The clean MR UKC-USAC route has been assessed at Worldscale 110, or $18.97/mt, for the last week, a seven-month low, Platts data showed.
The latest US Energy Information Administration data showed total gasoline inventories slid 1.719 million barrels to 223.662 million barrels over the reporting week ended June 28, with a 844,000-barrel draw along the East Coast.

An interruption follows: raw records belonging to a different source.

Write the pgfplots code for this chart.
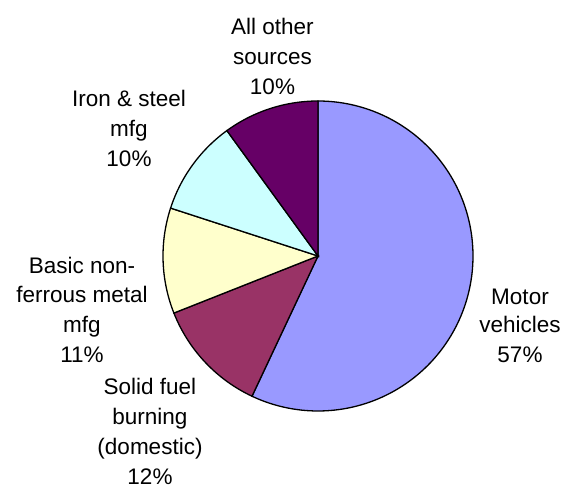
\documentclass[border=0pt]{standalone}
\usepackage{pgfplots}
\pgfplotsset{compat=1.18}
\usepackage{fontspec}
\setmainfont{Liberation Sans}
\definecolor{sA}{HTML}{9999FF}
\definecolor{sB}{HTML}{993366}
\definecolor{sC}{HTML}{FFFFCC}
\definecolor{sD}{HTML}{CCFFFF}
\definecolor{sE}{HTML}{660066}
% slice values (percent), clockwise from 12 o'clock
\def\vA{57}\def\vB{12}\def\vC{11}\def\vD{10}\def\vE{10}
\pgfmathsetmacro\aA{90}
\pgfmathsetmacro\aB{\aA-\vA*3.6}
\pgfmathsetmacro\aC{\aB-\vB*3.6}
\pgfmathsetmacro\aD{\aC-\vC*3.6}
\pgfmathsetmacro\aE{\aD-\vD*3.6}
\pgfmathsetmacro\aF{\aE-\vE*3.6}
\def\cx{318}\def\cy{230}\def\rr{155}
\newcommand{\lbl}[3]{\node[anchor=base,inner sep=0pt,font=\fontsize{22.5}{30}\selectfont] at (axis cs:#1,#2) {#3};}
\begin{document}
\begin{tikzpicture}
\begin{axis}[
  width=563pt, height=486pt, scale only axis,
  xmin=0, xmax=563, ymin=0, ymax=486,
  hide axis, clip=false,
]
\addplot[fill=sA, draw=black, line width=1.3pt, domain=\aB:\aA, samples=150, variable=\t]
  ({\cx+\rr*cos(\t)},{\cy+\rr*sin(\t)}) -- (axis cs:\cx,\cy) -- cycle;
\addplot[fill=sB, draw=black, line width=1.3pt, domain=\aC:\aB, samples=40, variable=\t]
  ({\cx+\rr*cos(\t)},{\cy+\rr*sin(\t)}) -- (axis cs:\cx,\cy) -- cycle;
\addplot[fill=sC, draw=black, line width=1.3pt, domain=\aD:\aC, samples=40, variable=\t]
  ({\cx+\rr*cos(\t)},{\cy+\rr*sin(\t)}) -- (axis cs:\cx,\cy) -- cycle;
\addplot[fill=sD, draw=black, line width=1.3pt, domain=\aE:\aD, samples=40, variable=\t]
  ({\cx+\rr*cos(\t)},{\cy+\rr*sin(\t)}) -- (axis cs:\cx,\cy) -- cycle;
\addplot[fill=sE, draw=black, line width=1.3pt, domain=\aF:\aE, samples=40, variable=\t]
  ({\cx+\rr*cos(\t)},{\cy+\rr*sin(\t)}) -- (axis cs:\cx,\cy) -- cycle;
% labels (baselines)
\lbl{272.5}{451}{All other}
\lbl{272.5}{421}{sources}
\lbl{272.5}{391}{10\%}
\lbl{129}{379}{Iron \& steel}
\lbl{129}{349}{mfg}
\lbl{129}{319}{10\%}
\lbl{82}{212}{Basic non-}
\lbl{82}{183}{ferrous metal}
\lbl{82}{153}{mfg}
\lbl{82}{123}{11\%}
\lbl{520}{181}{Motor}
\lbl{520}{153}{vehicles}
\lbl{520}{123}{57\%}
\lbl{150}{91}{Solid fuel}
\lbl{150}{61}{burning}
\lbl{150}{31}{(domestic)}
\lbl{150}{1}{12\%}
\end{axis}
\pgfresetboundingbox
\path (0,0) rectangle (563pt,486pt);
\end{tikzpicture}
\end{document}
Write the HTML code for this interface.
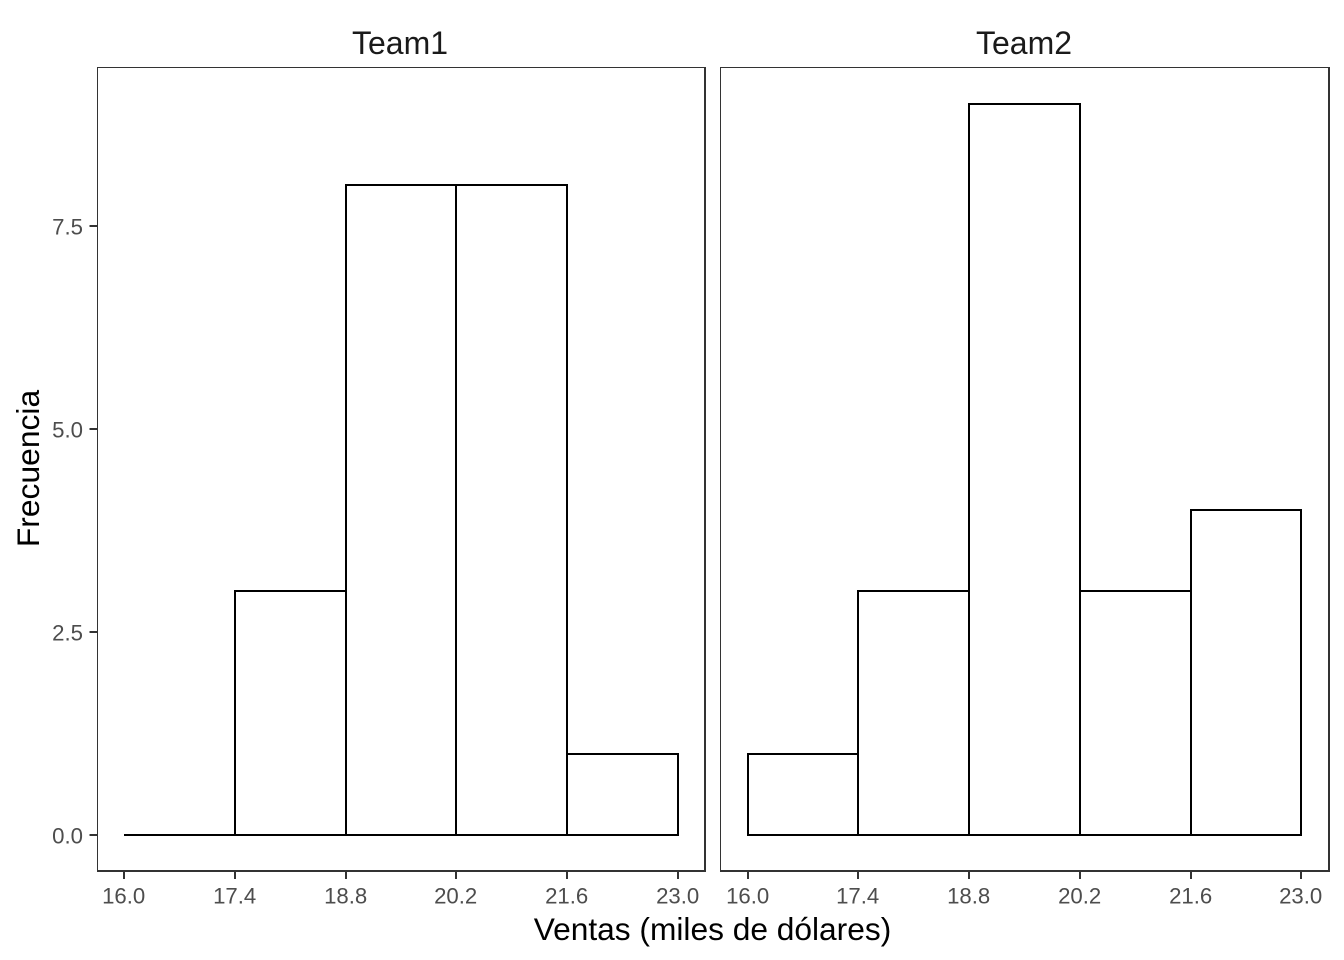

Imported volumes into the East Coast plunged by 508,000 b/d to 353,000 b/d.
"It would appear that [internal] deliveries have picked up more than expected ahead of the long Independence Day holiday weekend," a report by BNP Paribas said Wednesday, adding however that "US gasoline stocks are some 9% above a year ago and remain above the five-year range."
On the middle distillate side, arbitrage diesel barrels from the US have been making their way to Europe since the beginning of June amid relatively higher premiums in the Northwest and the Mediterranean and an increase in US refineries' gasoline production, which also increases diesel output.
Refinery utilization for the week ended June 19 in the Gulf Coast region was up 1.2 percentage points at 93.1%.
Europe, which as a region has adopted diesel as its main driving fluid, is net short of the product and requires imports from the US and the Baltics.
According to an industry source, approximately 1.2 million mt of diesel made its way from the US to Europe in June and according to European traders between 1 million and 1.5 million mt of diesel could also make its way to Europe in July, depending on arbitrage economics.
The increase in MR rates on the US to Europe Trans-Atlantic route has led some exports of diesel to be shipped on Long-Range 60,000 mt tankers, an unusual trend in the industry as such larger-sized vessels are often difficult to place in Northwest Europe due in part to more restrictive ports dimensions.